We have now shown that this bacterium probably does not exist in wild boar at all. Previous studies showed that Helicobacter suis does exist in rhesus and crab-eating macaques. Naturally, this piqued our interest.
Our discovery: from monkeys to pigs
In order to learn more about the origin of this mysterious pig-associated bacterium, a group of scientists, including BPRC-affiliated researchers, followed the traces they had found, and so discovered that Helicobacter suis had been transmitted by primates to pigs. It seems likely that this happened between 15,000 and 100,000 years ago. After that the bacterium spread to domesticated pigs, and from domesticated pigs the bacterium may occasionally spread to humans. It is quite a fascinating triple jump.
Conclusion: keep a close eye on pathogens in animals
Bacteria, viruses and parasites will occasionally spread from animals to humans, in whom they will then provoke a disease.
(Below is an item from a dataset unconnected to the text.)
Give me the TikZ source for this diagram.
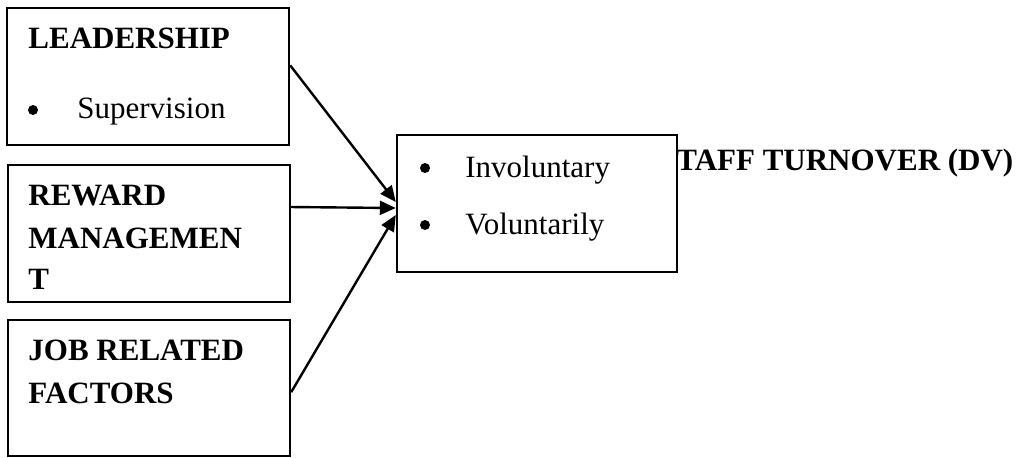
\documentclass[tikz,border=0pt]{standalone}
\usepackage{fontspec}
\setmainfont{Liberation Serif}
\usetikzlibrary{calc,arrows.meta}
\begin{document}
\begin{tikzpicture}[x=0.5pt,y=-0.5pt,font=\fontsize{15.5}{18}\selectfont,
  box/.style={draw,line width=1.2pt,inner sep=0pt,minimum width=141pt,minimum height=68.5pt},
  txt/.style={anchor=base west,inner sep=0pt},
  head/.style={txt,font=\fontsize{15.5}{18}\selectfont\bfseries},
  dot/.style={circle,fill,inner sep=0pt,minimum size=5pt},
  link/.style={line width=1.2pt,-{Triangle[length=8pt,width=7pt]}}]
\useasboundingbox (0,0) rectangle (1024,457);

% left boxes
\node[box] (lead) at (148,76.5) {};
\node[box] (reward) at (149,233.5) {};
\node[box,minimum height=68pt] (job) at (149,388) {};

\node[head] (leadtxt) at (28,48) {LEADERSHIP};
\node[dot] (b1) at (33,110) {};
\node[txt] (sup) at (77,118) {Supervision};

\node[head] (rew1) at (28,205) {REWARD};
\node[head] (rew2) at (28,248) {MANAGEMEN};
\node[head] (rew3) at (28,289) {T};

\node[head] (job1) at (28,360) {JOB RELATED};
\node[head] (job2) at (28,403) {FACTORS};

% dependent variable
\node[head] (dvtxt) at (676,170) {TAFF TURNOVER (DV)};
\node[box,minimum width=140pt,fill=white] (dv) at (537,203.5) {};
\node[dot] (b2) at (425,168) {};
\node[txt] (invol) at (465,177) {Involuntary};
\node[dot] (b3) at (425,225) {};
\node[txt] (vol) at (465,234) {Voluntarily};

% arrows
\coordinate (lead-out) at ($(lead.north east)!0.42!(lead.south east)$);
\coordinate (rew-out) at ($(reward.north east)!0.31!(reward.south east)$);
\coordinate (job-out) at ($(job.north east)!0.53!(job.south east)$);
\draw[link] (lead-out) -- ([yshift=0.75pt]dv.west);
\draw[link] (rew-out) -- ([yshift=-2.25pt]dv.west);
\draw[link] (job-out) -- ([yshift=-5.75pt]dv.west);

\end{tikzpicture}
\end{document}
That pathogens causing disease in humans should originate from primates should not surprise us. After all, primates are very similar to humans and are genetically 93% identical to us. What is new, however, is the fact that this bacterium, which until recently was only associated with pigs, actually originated in primates. This confirms and emphasises the importance of keeping a very close eye on which pathogens may occur in primates.